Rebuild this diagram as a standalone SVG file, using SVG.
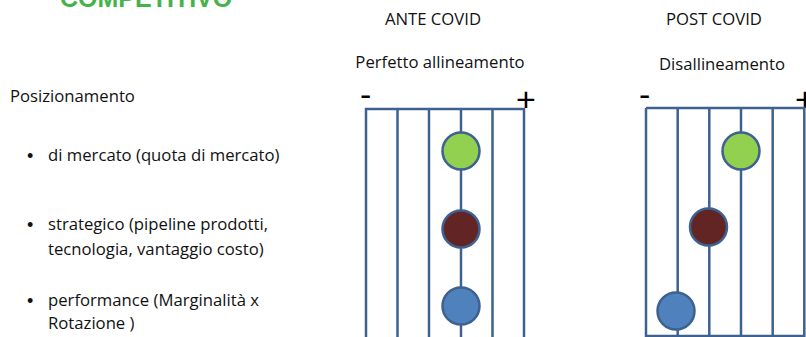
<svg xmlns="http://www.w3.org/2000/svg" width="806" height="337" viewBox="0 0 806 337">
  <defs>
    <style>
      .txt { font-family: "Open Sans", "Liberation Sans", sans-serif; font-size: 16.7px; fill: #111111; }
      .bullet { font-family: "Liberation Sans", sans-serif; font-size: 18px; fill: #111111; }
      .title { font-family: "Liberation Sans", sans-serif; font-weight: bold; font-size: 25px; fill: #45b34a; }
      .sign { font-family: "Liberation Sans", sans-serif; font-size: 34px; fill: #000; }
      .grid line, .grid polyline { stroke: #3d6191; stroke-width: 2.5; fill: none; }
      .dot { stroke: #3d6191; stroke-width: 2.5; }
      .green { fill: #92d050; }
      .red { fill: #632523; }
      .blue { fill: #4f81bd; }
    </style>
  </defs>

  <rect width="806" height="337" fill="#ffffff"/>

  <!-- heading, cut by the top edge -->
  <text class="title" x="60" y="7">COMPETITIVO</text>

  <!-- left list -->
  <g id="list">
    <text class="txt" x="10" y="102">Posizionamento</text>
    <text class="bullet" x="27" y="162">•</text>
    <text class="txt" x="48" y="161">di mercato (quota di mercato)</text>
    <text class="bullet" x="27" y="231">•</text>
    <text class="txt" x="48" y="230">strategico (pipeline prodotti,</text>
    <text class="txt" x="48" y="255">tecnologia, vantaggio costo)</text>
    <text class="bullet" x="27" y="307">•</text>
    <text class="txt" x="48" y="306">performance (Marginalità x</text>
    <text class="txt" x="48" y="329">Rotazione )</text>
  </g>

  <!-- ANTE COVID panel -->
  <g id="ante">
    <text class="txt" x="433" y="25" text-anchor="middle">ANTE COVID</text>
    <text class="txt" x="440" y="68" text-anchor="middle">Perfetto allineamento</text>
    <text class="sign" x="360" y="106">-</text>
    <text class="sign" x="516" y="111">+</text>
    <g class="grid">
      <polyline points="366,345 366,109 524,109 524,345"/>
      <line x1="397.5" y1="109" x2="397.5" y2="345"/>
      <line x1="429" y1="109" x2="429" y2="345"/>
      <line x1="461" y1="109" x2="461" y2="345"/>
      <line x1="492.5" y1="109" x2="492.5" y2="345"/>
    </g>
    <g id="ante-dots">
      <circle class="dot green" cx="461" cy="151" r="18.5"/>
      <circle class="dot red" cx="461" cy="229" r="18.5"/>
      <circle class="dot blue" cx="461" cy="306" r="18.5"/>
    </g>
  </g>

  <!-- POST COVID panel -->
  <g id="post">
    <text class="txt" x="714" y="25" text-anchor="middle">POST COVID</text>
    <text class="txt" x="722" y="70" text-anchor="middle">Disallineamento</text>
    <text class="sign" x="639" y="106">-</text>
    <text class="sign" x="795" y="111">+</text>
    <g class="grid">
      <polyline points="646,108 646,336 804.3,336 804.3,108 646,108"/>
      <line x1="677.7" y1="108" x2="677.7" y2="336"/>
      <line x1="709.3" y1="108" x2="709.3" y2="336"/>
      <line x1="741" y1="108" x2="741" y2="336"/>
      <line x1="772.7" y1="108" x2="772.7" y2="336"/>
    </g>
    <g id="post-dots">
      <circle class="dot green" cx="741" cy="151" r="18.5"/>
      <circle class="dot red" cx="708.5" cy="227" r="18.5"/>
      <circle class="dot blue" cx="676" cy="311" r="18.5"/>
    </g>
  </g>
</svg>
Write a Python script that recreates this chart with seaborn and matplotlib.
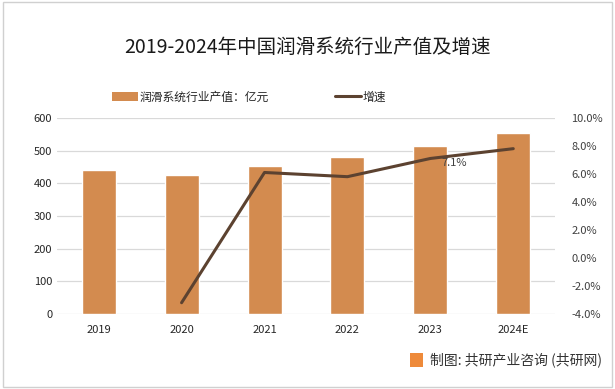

+-------+

Apart from the pictures, the entries above are to be repeated in full and exactly.

§ Task solution:
Rebuild this diagram as a standalone SVG file, using SVG.
<svg xmlns="http://www.w3.org/2000/svg" width="806" height="337" viewBox="0 0 806 337">
  <defs>
    <style>
      .txt { font-family: "Open Sans", "Liberation Sans", sans-serif; font-size: 16.7px; fill: #111111; }
      .bullet { font-family: "Liberation Sans", sans-serif; font-size: 18px; fill: #111111; }
      .title { font-family: "Liberation Sans", sans-serif; font-weight: bold; font-size: 25px; fill: #45b34a; }
      .sign { font-family: "Liberation Sans", sans-serif; font-size: 34px; fill: #000; }
      .grid line, .grid polyline { stroke: #3d6191; stroke-width: 2.5; fill: none; }
      .dot { stroke: #3d6191; stroke-width: 2.5; }
      .green { fill: #92d050; }
      .red { fill: #632523; }
      .blue { fill: #4f81bd; }
    </style>
  </defs>

  <rect width="806" height="337" fill="#ffffff"/>

  <!-- heading, cut by the top edge -->
  <text class="title" x="60" y="7">COMPETITIVO</text>

  <!-- left list -->
  <g id="list">
    <text class="txt" x="10" y="102">Posizionamento</text>
    <text class="bullet" x="27" y="162">•</text>
    <text class="txt" x="48" y="161">di mercato (quota di mercato)</text>
    <text class="bullet" x="27" y="231">•</text>
    <text class="txt" x="48" y="230">strategico (pipeline prodotti,</text>
    <text class="txt" x="48" y="255">tecnologia, vantaggio costo)</text>
    <text class="bullet" x="27" y="307">•</text>
    <text class="txt" x="48" y="306">performance (Marginalità x</text>
    <text class="txt" x="48" y="329">Rotazione )</text>
  </g>

  <!-- ANTE COVID panel -->
  <g id="ante">
    <text class="txt" x="433" y="25" text-anchor="middle">ANTE COVID</text>
    <text class="txt" x="440" y="68" text-anchor="middle">Perfetto allineamento</text>
    <text class="sign" x="360" y="106">-</text>
    <text class="sign" x="516" y="111">+</text>
    <g class="grid">
      <polyline points="366,345 366,109 524,109 524,345"/>
      <line x1="397.5" y1="109" x2="397.5" y2="345"/>
      <line x1="429" y1="109" x2="429" y2="345"/>
      <line x1="461" y1="109" x2="461" y2="345"/>
      <line x1="492.5" y1="109" x2="492.5" y2="345"/>
    </g>
    <g id="ante-dots">
      <circle class="dot green" cx="461" cy="151" r="18.5"/>
      <circle class="dot red" cx="461" cy="229" r="18.5"/>
      <circle class="dot blue" cx="461" cy="306" r="18.5"/>
    </g>
  </g>

  <!-- POST COVID panel -->
  <g id="post">
    <text class="txt" x="714" y="25" text-anchor="middle">POST COVID</text>
    <text class="txt" x="722" y="70" text-anchor="middle">Disallineamento</text>
    <text class="sign" x="639" y="106">-</text>
    <text class="sign" x="795" y="111">+</text>
    <g class="grid">
      <polyline points="646,108 646,336 804.3,336 804.3,108 646,108"/>
      <line x1="677.7" y1="108" x2="677.7" y2="336"/>
      <line x1="709.3" y1="108" x2="709.3" y2="336"/>
      <line x1="741" y1="108" x2="741" y2="336"/>
      <line x1="772.7" y1="108" x2="772.7" y2="336"/>
    </g>
    <g id="post-dots">
      <circle class="dot green" cx="741" cy="151" r="18.5"/>
      <circle class="dot red" cx="708.5" cy="227" r="18.5"/>
      <circle class="dot blue" cx="676" cy="311" r="18.5"/>
    </g>
  </g>
</svg>
Write a Python script that recreates this chart with seaborn and matplotlib.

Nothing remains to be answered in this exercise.